Blog post by Alex Irpan. The basic summary:
In 2015, I made the following forecasts about when AGI could happen.
10% chance by 2045
50% chance by 2050
90% chance by 2070
Now that it’s 2020, I’m updating my forecast to:
10% chance by 2035
50% chance by 2045
90% chance by 2070
The main underlying shifts: more focus on improvements in tools, compute, and unsupervised learning.
Seems a bit weird to have 10% probability mass for the next 15 years followed by 40% probability mass over the subsequent 10 years. That seems to indicate a fairly strong view about how the next 20 years will go. IMO the probability of AGI in the next 15 years should be substantially higher than 10%.

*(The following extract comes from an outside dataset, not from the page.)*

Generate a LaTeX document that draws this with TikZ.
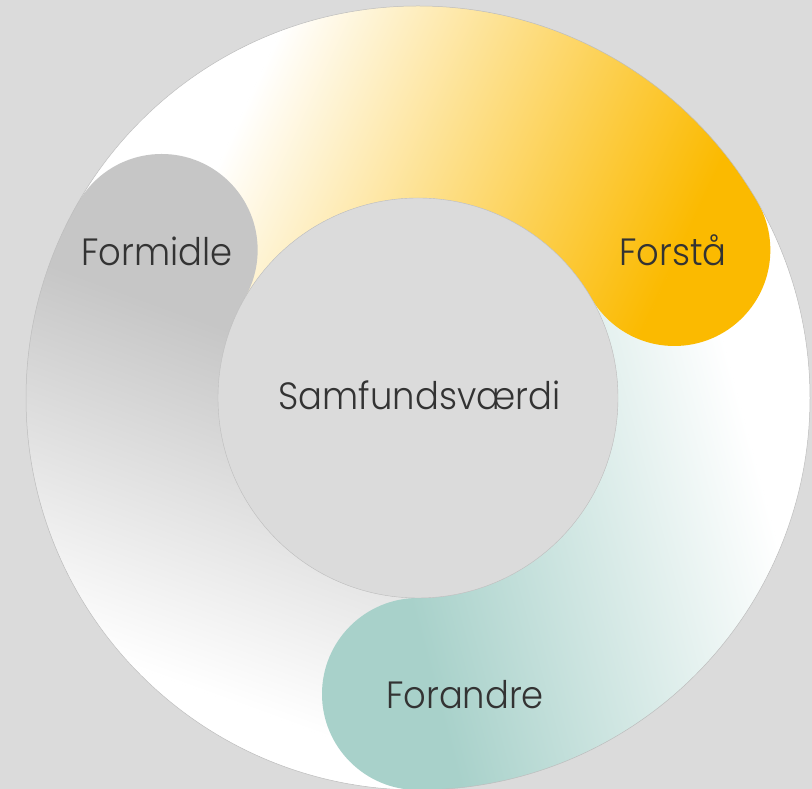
\documentclass[tikz,border=0pt]{standalone}
\usepackage{fontspec}
\IfFontExistsTF{Poppins Light}{\setmainfont{Poppins Light}[FakeStretch=0.93]}{\setmainfont{Poppins}[FakeStretch=0.93]}
\definecolor{bgC}{HTML}{DBDBDB}
\definecolor{orngC}{HTML}{FBBA00}
\definecolor{tealC}{HTML}{A8D1CA}
\definecolor{greyC}{HTML}{C6C6C6}
\definecolor{txtC}{HTML}{333333}
\definecolor{edgeC}{HTML}{BDBDBD}
% #1 angle, #2 t0, #3 t1, #4 colour at t0, #5 colour at t1
\newcommand{\gradfill}[5]{%
  \begin{scope}[transform canvas={rotate around={#1:(418,391)}}]
    \fill[#4, shift={(418,391)}] (-1000,-1000) rectangle (#2+0.5,1000);
    \fill[#5, shift={(418,391)}] (#3-0.5,-1000) rectangle (1000,1000);
    \shade[left color=#4, right color=#5, shift={(418,391)}] (#2,-1000) rectangle (#3,1000);
  \end{scope}}
\tikzset{
  lbl/.style={anchor=base, text=txtC, font=\fontsize{38}{40}\selectfont, inner sep=0pt},
}
\begin{document}
\begin{tikzpicture}[x=1pt,y=1pt]
  \useasboundingbox (0,0) rectangle (812,789);
  \fill[bgC] (0,0) rectangle (812,789);
  % ---- bands ----
  \begin{scope}
    \clip[shift={(418,391)}] (30:392) arc[start angle=30,end angle=150,radius=392]
      -- (150:200) arc[start angle=150,end angle=30,radius=200] -- cycle;
    \gradfill{-25}{-280}{175}{white}{orngC}
  \end{scope}
  \begin{scope}
    \clip[shift={(418,391)}] (-90:392) arc[start angle=-90,end angle=30,radius=392]
      -- (30:200) arc[start angle=30,end angle=-90,radius=200] -- cycle;
    \gradfill{195}{-310}{60}{white}{tealC}
  \end{scope}
  \begin{scope}
    \clip[shift={(418,391)}] (150:392) arc[start angle=150,end angle=270,radius=392]
      -- (270:200) arc[start angle=270,end angle=150,radius=200] -- cycle;
    \gradfill{70}{-350}{0}{white}{greyC}
  \end{scope}
  % ---- end caps ----
  \begin{scope}
    \clip[shift={(418,391)}] (30:296) circle[radius=96];
    \gradfill{-25}{-280}{175}{white}{orngC}
  \end{scope}
  \begin{scope}
    \clip[shift={(418,391)}] (-90:296) circle[radius=96];
    \gradfill{195}{-310}{60}{white}{tealC}
  \end{scope}
  \begin{scope}
    \clip[shift={(418,391)}] (150:296) circle[radius=96];
    \gradfill{70}{-350}{0}{white}{greyC}
  \end{scope}
  % ---- outlines and centre ----
  \draw[edgeC, line width=0.5pt] (418,391) circle[radius=392];
  \node[circle, fill=bgC, draw=edgeC, line width=0.4pt, minimum size=400pt, inner sep=0pt] (core) at (418,391) {};
  % ---- labels ----
  \node[lbl] (samf) at (419.5,379) {Samfundsværdi};
  \node[lbl] (formidle) at (157,523) {Formidle};
  \node[lbl] (forsta) at (673,523) {Forstå};
  \node[lbl] (forandre) at (465,80) {Forandre};
\end{tikzpicture}
\end{document}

Whoa, I hadn’t noticed that. The old predictions put 40% probability on AGI being developed in a 5 year window
That was going to be my initial comment, then I noticed that the blog post addresses that problem. Not sufficiently IMO.
Yea this was a lot more obvious to me when I plotted visually: https://elicit.ought.org/builder/om4oCj7jm
(NB: I work on Elicit and it’s still a WIP tool)
Ahhhh this is so nice! I suspect a substantial fraction of people would revise their timelines after seeing what they look like visually. I think encouraging people to plot out their timelines is probably a pretty cost-effective intervention.
Sounds like we could have a thread for that. The image above looks great, would be interested in seeing more comparisons like it, if they’re easy to generate using elicit.
Yes, let’s please create a thread. If you don’t I will. Here’s mine: (Ignore the name, I can’t figure out how to change it)
https://elicit.ought.org/builder/xt516PmHt
Can you make the thread (make it a question post?) and share it with me? Then I’ll suggest any rewrites and we can publish it?
I shared it with you and jungofthewon; maybe they could help me include some sort of instructions for how to use Elicit?
I can help with this if you share the post with me!
Thanks so much!
You want to change “Your Distribution” to something like “Daniel’s 2020 distribution”?
Could you help me by writing some instructions for how to use Elicit, to be put in my question on the topic? (See discussion with Ben above)
Yes, but I don’t know how.
Is the “Your distribution” one Alex’s updated estimates, or is it your (jungofthewon’s) distribution?
The blue distribution labeled “Your distribution” in this snapshot is Alex’s updated 2020 prediction.
I think the title is particularly confusing because it includes an “I” statement. Maybe change to:
Alex Ipran: “My AI Timelines Have Sped Up”
Changed.
If 65% of the AI improvements will come from compute alone, I find quite surprising that the post author assigns only 10% probability of AGI by 2035. By that time, we should have between 20x to 100x compute per $. And we can also easily forecast that AI training budgets will increase 1000x easily over that time, as a shot to AGI justifies the ROI. I think he is putting way too much credit on the computational performance of the human brain.
I’m not sure this is such a good operationalization. I believe that if you looked at the economically valuable work that humans were doing 200 hundred years ago (mostly farming, as I understand), more than 95% of it is automated today. And we don’t spend 95% of GDP on farming today.
So I’m not quite sure what the above means. Does it mean 95% of GDP spent on compute? Or unemployment at 95%? Or 95% of jobs that are done today by people are done then by computers? If that last one, then how do you measure it if jobs have morphed s.t. there’s neither a human nor a computer clearly doing a job that today is done by a human?
I think that productivity is going to increase. And humans will continue to do jobs where they have a comparative advantage relative to computers. And what those comparative advantages are will morph over time. (And in the limit, if I’m feeling speculative, I think being a producer and a consumer might merge, as one of the last areas where you’ll have a comparative advantage is knowing what your own wants are.)
But given that prices will be set based on supply and demand it’s not quite obvious to me how to measure when 95% of economically valuable work is done by computers. Because, for a given task that involves both humans and computers, even if computers are doing “more” of the work, you won’t necessarily spend more on the computers than the people, if the supply of compute is plentiful. So, in some hard-to-define sense, computers may be doing most of the work, but just measured in dollars they might not be. And one could argue that that is already the case (since we’ve automated so much of farming and other things that people used to do).
Alternatively, you could operationalize 95% of economically valuable work being done by computers as the total dollars spent on compute being 20x all wages. That’s clear enough I think, but I suspect is not exactly what Alex had in mind. And also, I think it may just be a condition that never holds, even when AI is strongly superhuman, depending on how we end up distributing the spoils of AI, and what kind of economic system we end up with at that point.